#### [Set task]
Everything from the first line of the data through the line with "marker_x = list(range(5, 100, 5))" is to be echoed exactly, minus the pictures.

#### [Material provided]
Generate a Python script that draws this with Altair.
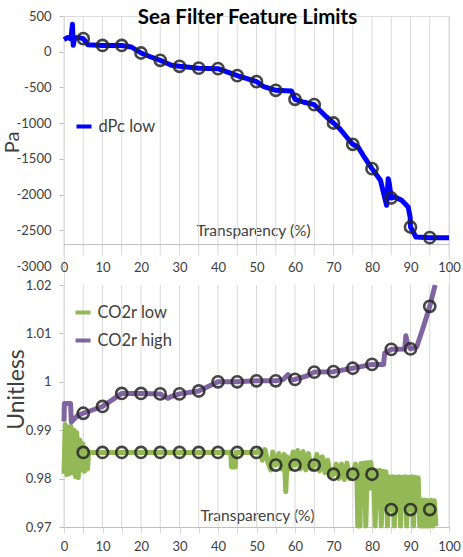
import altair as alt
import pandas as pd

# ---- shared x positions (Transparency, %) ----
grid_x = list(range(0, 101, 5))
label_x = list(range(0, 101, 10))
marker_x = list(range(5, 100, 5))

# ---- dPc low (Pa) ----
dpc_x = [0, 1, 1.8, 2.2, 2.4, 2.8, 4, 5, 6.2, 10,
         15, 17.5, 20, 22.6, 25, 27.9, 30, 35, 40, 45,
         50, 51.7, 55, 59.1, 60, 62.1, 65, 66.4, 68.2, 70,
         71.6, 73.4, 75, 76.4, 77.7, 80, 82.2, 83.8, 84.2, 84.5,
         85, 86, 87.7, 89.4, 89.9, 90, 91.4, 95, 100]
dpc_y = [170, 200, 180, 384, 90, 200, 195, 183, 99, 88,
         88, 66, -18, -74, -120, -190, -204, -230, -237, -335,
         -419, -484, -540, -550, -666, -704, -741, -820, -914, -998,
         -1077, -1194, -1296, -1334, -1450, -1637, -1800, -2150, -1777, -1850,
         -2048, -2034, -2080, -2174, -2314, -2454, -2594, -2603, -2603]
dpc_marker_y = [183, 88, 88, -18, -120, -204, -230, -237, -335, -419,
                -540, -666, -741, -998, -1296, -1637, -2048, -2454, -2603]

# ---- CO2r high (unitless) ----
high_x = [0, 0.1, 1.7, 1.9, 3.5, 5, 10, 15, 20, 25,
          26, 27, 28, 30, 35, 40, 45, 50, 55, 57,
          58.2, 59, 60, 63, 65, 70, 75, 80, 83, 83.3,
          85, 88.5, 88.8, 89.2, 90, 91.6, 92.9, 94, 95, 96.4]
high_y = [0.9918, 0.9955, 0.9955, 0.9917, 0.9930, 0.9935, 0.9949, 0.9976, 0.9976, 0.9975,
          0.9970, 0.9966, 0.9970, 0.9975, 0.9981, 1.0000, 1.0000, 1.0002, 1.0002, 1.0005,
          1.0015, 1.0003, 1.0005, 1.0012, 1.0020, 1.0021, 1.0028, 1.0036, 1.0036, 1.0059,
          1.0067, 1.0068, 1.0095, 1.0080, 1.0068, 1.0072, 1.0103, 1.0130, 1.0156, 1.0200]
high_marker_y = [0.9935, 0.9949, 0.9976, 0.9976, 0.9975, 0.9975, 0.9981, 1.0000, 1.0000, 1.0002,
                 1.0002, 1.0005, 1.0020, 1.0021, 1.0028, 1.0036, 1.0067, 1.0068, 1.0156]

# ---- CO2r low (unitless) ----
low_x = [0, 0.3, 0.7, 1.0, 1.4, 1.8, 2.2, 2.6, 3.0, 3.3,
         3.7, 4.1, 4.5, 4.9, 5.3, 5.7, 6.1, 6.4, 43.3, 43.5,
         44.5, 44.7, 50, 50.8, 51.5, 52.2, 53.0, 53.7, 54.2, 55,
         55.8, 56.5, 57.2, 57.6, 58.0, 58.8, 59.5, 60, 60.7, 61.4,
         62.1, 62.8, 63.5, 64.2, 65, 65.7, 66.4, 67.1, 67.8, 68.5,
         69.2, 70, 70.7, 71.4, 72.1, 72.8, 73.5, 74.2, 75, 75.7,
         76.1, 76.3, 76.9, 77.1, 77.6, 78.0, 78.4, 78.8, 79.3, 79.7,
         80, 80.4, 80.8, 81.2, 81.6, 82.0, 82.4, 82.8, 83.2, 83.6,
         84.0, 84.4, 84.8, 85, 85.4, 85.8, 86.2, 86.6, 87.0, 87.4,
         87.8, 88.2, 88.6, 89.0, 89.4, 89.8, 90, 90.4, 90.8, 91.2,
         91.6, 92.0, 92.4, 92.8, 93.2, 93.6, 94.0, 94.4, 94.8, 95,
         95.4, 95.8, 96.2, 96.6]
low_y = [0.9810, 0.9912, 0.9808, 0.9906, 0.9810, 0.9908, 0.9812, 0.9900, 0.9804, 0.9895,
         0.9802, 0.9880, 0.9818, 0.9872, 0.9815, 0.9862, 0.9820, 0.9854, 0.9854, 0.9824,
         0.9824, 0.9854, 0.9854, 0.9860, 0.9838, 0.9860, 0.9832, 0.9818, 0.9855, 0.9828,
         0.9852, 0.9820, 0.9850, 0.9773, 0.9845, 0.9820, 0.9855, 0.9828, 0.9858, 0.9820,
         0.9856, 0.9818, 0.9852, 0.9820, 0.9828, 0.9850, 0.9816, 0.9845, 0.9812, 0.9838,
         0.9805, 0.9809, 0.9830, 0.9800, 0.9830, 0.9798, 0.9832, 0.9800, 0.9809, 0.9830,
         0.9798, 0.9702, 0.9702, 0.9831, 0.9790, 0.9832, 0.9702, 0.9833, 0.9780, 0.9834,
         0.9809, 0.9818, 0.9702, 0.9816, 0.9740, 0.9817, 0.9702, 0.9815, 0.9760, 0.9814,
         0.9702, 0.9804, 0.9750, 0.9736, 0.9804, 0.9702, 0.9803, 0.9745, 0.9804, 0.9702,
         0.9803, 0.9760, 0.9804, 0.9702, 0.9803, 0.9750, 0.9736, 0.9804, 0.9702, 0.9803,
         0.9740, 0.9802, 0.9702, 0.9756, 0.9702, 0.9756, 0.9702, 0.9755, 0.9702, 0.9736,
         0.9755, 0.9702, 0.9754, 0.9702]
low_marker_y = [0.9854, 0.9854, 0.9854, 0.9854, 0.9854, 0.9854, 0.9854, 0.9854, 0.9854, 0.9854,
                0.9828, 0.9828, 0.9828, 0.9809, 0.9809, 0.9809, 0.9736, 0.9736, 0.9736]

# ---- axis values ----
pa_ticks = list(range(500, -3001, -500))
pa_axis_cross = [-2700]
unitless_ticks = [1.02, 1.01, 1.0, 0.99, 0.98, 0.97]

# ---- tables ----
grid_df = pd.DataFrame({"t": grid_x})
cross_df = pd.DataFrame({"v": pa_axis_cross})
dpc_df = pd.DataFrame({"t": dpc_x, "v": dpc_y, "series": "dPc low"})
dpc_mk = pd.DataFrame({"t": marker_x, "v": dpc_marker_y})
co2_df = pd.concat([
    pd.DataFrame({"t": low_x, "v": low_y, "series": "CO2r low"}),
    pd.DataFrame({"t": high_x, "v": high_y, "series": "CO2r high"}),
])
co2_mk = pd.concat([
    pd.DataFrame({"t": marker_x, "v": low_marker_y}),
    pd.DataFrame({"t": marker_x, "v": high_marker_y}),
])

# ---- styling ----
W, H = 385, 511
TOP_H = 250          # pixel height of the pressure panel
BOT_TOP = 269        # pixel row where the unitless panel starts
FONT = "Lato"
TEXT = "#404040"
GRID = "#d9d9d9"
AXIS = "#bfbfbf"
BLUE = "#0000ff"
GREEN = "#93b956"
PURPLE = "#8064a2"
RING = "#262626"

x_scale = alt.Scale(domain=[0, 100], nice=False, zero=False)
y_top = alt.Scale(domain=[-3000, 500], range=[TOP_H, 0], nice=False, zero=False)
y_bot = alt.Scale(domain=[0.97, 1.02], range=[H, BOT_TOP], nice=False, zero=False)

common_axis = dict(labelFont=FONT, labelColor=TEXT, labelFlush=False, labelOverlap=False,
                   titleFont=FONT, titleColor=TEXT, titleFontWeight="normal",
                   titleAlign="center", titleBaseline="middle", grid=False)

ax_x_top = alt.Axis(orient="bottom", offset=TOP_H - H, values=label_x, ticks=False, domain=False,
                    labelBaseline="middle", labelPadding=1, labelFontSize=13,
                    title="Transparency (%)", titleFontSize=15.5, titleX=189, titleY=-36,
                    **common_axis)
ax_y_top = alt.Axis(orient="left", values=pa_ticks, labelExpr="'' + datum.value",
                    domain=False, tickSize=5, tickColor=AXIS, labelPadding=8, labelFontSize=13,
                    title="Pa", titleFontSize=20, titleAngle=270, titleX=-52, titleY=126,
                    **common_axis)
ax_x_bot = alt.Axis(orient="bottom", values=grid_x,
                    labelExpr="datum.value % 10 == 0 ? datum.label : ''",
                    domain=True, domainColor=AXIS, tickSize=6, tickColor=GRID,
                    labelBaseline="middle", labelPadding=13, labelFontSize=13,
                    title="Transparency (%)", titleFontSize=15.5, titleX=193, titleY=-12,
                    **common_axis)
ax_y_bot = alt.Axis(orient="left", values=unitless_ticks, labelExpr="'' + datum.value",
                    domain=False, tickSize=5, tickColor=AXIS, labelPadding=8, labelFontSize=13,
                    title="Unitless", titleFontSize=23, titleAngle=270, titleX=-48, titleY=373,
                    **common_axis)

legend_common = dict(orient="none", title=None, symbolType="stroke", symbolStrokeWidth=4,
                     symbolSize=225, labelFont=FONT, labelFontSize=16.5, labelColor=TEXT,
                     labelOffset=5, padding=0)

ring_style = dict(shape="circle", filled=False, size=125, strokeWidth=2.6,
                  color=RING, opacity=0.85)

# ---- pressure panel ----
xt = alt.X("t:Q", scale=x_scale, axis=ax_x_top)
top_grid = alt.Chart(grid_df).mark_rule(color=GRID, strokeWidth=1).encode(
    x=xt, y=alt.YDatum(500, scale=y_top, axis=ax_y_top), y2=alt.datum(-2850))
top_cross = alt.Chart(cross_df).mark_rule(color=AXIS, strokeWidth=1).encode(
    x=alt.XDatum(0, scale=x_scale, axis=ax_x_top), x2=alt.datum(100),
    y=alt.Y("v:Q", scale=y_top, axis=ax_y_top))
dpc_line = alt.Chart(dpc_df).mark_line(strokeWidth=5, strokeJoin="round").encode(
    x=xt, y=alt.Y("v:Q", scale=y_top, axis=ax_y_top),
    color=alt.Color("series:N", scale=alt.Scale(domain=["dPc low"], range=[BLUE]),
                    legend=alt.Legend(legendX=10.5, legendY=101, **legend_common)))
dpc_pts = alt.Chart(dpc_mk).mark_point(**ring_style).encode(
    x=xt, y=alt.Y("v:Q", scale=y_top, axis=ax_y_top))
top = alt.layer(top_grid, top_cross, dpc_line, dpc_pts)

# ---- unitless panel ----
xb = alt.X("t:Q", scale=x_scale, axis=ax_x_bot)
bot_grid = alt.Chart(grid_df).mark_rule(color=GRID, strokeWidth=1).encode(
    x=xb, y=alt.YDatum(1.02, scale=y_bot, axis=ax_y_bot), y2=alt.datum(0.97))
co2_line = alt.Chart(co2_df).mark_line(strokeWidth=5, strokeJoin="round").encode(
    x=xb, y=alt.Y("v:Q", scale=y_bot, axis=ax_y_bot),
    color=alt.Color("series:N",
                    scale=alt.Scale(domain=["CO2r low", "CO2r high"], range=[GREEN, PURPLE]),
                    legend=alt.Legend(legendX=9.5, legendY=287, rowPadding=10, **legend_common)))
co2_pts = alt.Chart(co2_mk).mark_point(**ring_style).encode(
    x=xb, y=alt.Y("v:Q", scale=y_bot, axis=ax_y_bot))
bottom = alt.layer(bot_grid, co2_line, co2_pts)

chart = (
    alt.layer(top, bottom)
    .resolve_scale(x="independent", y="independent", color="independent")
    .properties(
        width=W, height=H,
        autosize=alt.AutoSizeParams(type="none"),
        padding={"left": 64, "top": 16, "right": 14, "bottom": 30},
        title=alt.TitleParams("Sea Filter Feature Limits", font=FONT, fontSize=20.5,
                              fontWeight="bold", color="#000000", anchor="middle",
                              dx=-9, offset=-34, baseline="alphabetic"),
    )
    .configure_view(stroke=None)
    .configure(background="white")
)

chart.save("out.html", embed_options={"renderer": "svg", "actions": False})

#### [Task solution]
Generate a Python script that draws this with Altair.
import altair as alt
import pandas as pd

# ---- shared x positions (Transparency, %) ----
grid_x = list(range(0, 101, 5))
label_x = list(range(0, 101, 10))
marker_x = list(range(5, 100, 5))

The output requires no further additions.